DATA>
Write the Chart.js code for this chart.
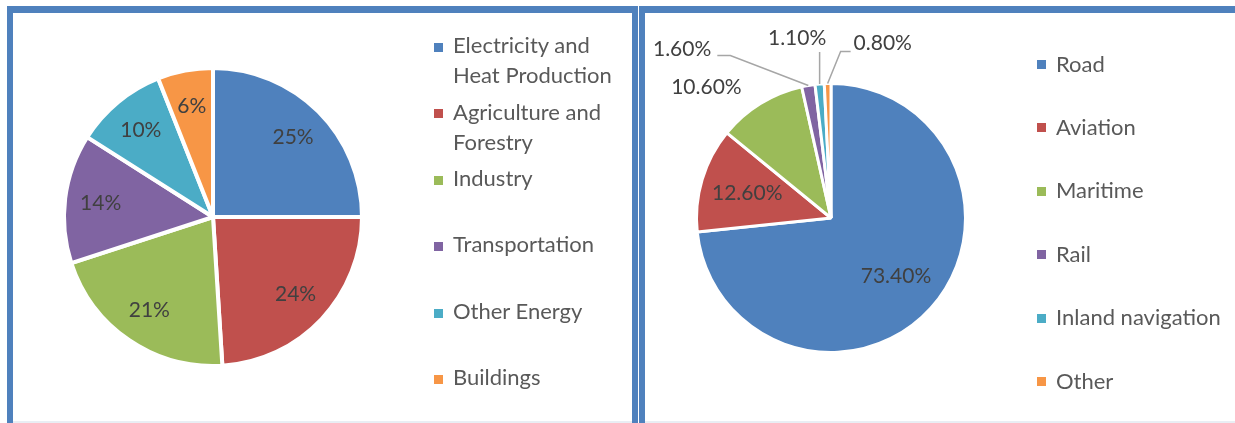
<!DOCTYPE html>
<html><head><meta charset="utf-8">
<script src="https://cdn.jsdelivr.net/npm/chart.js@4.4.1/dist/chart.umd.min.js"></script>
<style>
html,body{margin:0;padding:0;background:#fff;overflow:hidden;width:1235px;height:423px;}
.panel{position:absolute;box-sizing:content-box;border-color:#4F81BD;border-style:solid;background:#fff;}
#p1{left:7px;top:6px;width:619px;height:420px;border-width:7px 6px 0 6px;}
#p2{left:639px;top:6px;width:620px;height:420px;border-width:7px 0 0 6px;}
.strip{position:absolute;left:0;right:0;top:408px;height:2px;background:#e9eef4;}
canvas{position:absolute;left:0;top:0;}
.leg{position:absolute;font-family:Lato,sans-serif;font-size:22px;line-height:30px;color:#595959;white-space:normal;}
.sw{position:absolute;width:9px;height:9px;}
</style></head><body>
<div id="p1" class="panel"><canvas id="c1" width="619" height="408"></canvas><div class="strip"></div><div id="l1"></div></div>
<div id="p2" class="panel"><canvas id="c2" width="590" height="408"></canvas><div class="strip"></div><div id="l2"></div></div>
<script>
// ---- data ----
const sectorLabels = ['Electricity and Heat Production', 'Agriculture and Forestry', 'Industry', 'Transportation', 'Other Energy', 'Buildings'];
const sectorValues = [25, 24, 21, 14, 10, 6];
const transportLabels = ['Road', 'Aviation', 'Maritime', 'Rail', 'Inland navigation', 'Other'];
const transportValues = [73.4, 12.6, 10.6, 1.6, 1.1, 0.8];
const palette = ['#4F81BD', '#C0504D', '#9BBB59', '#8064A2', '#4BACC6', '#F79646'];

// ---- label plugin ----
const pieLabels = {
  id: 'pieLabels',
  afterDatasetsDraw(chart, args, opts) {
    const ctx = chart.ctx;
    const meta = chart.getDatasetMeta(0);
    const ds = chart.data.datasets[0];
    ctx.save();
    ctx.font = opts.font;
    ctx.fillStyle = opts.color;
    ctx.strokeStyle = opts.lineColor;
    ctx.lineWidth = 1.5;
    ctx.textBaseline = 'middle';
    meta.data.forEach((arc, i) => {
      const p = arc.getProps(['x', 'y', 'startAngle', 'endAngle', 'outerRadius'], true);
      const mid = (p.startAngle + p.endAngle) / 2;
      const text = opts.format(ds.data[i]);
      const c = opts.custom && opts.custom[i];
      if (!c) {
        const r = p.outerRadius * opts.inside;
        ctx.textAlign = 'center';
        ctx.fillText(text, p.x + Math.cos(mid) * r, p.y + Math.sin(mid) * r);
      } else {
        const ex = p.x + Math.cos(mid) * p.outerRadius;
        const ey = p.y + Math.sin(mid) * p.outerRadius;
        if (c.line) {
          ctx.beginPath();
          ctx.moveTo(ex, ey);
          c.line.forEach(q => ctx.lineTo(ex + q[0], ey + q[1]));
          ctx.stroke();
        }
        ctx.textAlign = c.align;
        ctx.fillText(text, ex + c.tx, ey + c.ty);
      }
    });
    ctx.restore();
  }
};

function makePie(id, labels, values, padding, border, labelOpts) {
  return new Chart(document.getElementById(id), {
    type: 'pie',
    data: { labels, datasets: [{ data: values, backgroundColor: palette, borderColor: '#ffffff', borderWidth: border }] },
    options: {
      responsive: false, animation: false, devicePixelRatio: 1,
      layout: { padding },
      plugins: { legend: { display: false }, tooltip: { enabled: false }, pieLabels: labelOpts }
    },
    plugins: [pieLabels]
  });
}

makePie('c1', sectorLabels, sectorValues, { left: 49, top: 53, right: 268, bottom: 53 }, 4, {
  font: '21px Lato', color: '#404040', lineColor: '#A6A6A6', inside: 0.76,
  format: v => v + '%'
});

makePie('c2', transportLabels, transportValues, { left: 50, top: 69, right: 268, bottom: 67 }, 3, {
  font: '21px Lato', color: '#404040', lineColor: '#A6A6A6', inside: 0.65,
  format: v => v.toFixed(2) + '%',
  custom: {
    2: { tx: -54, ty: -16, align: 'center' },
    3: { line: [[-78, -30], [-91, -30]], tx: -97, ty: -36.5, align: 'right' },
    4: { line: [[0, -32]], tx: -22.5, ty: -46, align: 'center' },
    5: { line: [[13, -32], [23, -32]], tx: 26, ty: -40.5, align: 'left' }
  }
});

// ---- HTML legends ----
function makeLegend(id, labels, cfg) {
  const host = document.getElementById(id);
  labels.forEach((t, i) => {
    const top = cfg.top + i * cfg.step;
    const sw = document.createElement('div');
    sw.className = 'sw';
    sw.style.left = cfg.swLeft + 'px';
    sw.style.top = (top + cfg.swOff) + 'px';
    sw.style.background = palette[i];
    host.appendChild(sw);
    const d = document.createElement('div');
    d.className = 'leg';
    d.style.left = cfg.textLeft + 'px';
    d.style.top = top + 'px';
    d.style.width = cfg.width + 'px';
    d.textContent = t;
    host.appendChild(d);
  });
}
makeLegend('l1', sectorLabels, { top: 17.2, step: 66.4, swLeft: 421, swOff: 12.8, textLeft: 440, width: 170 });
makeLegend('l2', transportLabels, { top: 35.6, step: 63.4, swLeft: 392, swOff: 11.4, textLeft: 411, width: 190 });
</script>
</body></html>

STATED EXERCISE> Every line above should be returned word for word, with the pictures left behind.

ANSWER FOR THIS EXERCISE>
Write the Chart.js code for this chart.
<!DOCTYPE html>
<html><head><meta charset="utf-8">
<script src="https://cdn.jsdelivr.net/npm/chart.js@4.4.1/dist/chart.umd.min.js"></script>
<style>
html,body{margin:0;padding:0;background:#fff;overflow:hidden;width:1235px;height:423px;}
.panel{position:absolute;box-sizing:content-box;border-color:#4F81BD;border-style:solid;background:#fff;}
#p1{left:7px;top:6px;width:619px;height:420px;border-width:7px 6px 0 6px;}
#p2{left:639px;top:6px;width:620px;height:420px;border-width:7px 0 0 6px;}
.strip{position:absolute;left:0;right:0;top:408px;height:2px;background:#e9eef4;}
canvas{position:absolute;left:0;top:0;}
.leg{position:absolute;font-family:Lato,sans-serif;font-size:22px;line-height:30px;color:#595959;white-space:normal;}
.sw{position:absolute;width:9px;height:9px;}
</style></head><body>
<div id="p1" class="panel"><canvas id="c1" width="619" height="408"></canvas><div class="strip"></div><div id="l1"></div></div>
<div id="p2" class="panel"><canvas id="c2" width="590" height="408"></canvas><div class="strip"></div><div id="l2"></div></div>
<script>
// ---- data ----
const sectorLabels = ['Electricity and Heat Production', 'Agriculture and Forestry', 'Industry', 'Transportation', 'Other Energy', 'Buildings'];
const sectorValues = [25, 24, 21, 14, 10, 6];
const transportLabels = ['Road', 'Aviation', 'Maritime', 'Rail', 'Inland navigation', 'Other'];
const transportValues = [73.4, 12.6, 10.6, 1.6, 1.1, 0.8];
const palette = ['#4F81BD', '#C0504D', '#9BBB59', '#8064A2', '#4BACC6', '#F79646'];

// ---- label plugin ----
const pieLabels = {
  id: 'pieLabels',
  afterDatasetsDraw(chart, args, opts) {
    const ctx = chart.ctx;
    const meta = chart.getDatasetMeta(0);
    const ds = chart.data.datasets[0];
    ctx.save();
    ctx.font = opts.font;
    ctx.fillStyle = opts.color;
    ctx.strokeStyle = opts.lineColor;
    ctx.lineWidth = 1.5;
    ctx.textBaseline = 'middle';
    meta.data.forEach((arc, i) => {
      const p = arc.getProps(['x', 'y', 'startAngle', 'endAngle', 'outerRadius'], true);
      const mid = (p.startAngle + p.endAngle) / 2;
      const text = opts.format(ds.data[i]);
      const c = opts.custom && opts.custom[i];
      if (!c) {
        const r = p.outerRadius * opts.inside;
        ctx.textAlign = 'center';
        ctx.fillText(text, p.x + Math.cos(mid) * r, p.y + Math.sin(mid) * r);
      } else {
        const ex = p.x + Math.cos(mid) * p.outerRadius;
        const ey = p.y + Math.sin(mid) * p.outerRadius;
        if (c.line) {
          ctx.beginPath();
          ctx.moveTo(ex, ey);
          c.line.forEach(q => ctx.lineTo(ex + q[0], ey + q[1]));
          ctx.stroke();
        }
        ctx.textAlign = c.align;
        ctx.fillText(text, ex + c.tx, ey + c.ty);
      }
    });
    ctx.restore();
  }
};

function makePie(id, labels, values, padding, border, labelOpts) {
  return new Chart(document.getElementById(id), {
    type: 'pie',
    data: { labels, datasets: [{ data: values, backgroundColor: palette, borderColor: '#ffffff', borderWidth: border }] },
    options: {
      responsive: false, animation: false, devicePixelRatio: 1,
      layout: { padding },
      plugins: { legend: { display: false }, tooltip: { enabled: false }, pieLabels: labelOpts }
    },
    plugins: [pieLabels]
  });
}

makePie('c1', sectorLabels, sectorValues, { left: 49, top: 53, right: 268, bottom: 53 }, 4, {
  font: '21px Lato', color: '#404040', lineColor: '#A6A6A6', inside: 0.76,
  format: v => v + '%'
});

makePie('c2', transportLabels, transportValues, { left: 50, top: 69, right: 268, bottom: 67 }, 3, {
  font: '21px Lato', color: '#404040', lineColor: '#A6A6A6', inside: 0.65,
  format: v => v.toFixed(2) + '%',
  custom: {
    2: { tx: -54, ty: -16, align: 'center' },
    3: { line: [[-78, -30], [-91, -30]], tx: -97, ty: -36.5, align: 'right' },
    4: { line: [[0, -32]], tx: -22.5, ty: -46, align: 'center' },
    5: { line: [[13, -32], [23, -32]], tx: 26, ty: -40.5, align: 'left' }
  }
});

// ---- HTML legends ----
function makeLegend(id, labels, cfg) {
  const host = document.getElementById(id);
  labels.forEach((t, i) => {
    const top = cfg.top + i * cfg.step;
    const sw = document.createElement('div');
    sw.className = 'sw';
    sw.style.left = cfg.swLeft + 'px';
    sw.style.top = (top + cfg.swOff) + 'px';
    sw.style.background = palette[i];
    host.appendChild(sw);
    const d = document.createElement('div');
    d.className = 'leg';
    d.style.left = cfg.textLeft + 'px';
    d.style.top = top + 'px';
    d.style.width = cfg.width + 'px';
    d.textContent = t;
    host.appendChild(d);
  });
}
makeLegend('l1', sectorLabels, { top: 17.2, step: 66.4, swLeft: 421, swOff: 12.8, textLeft: 440, width: 170 });
makeLegend('l2', transportLabels, { top: 35.6, step: 63.4, swLeft: 392, swOff: 11.4, textLeft: 411, width: 190 });
</script>
</body></html>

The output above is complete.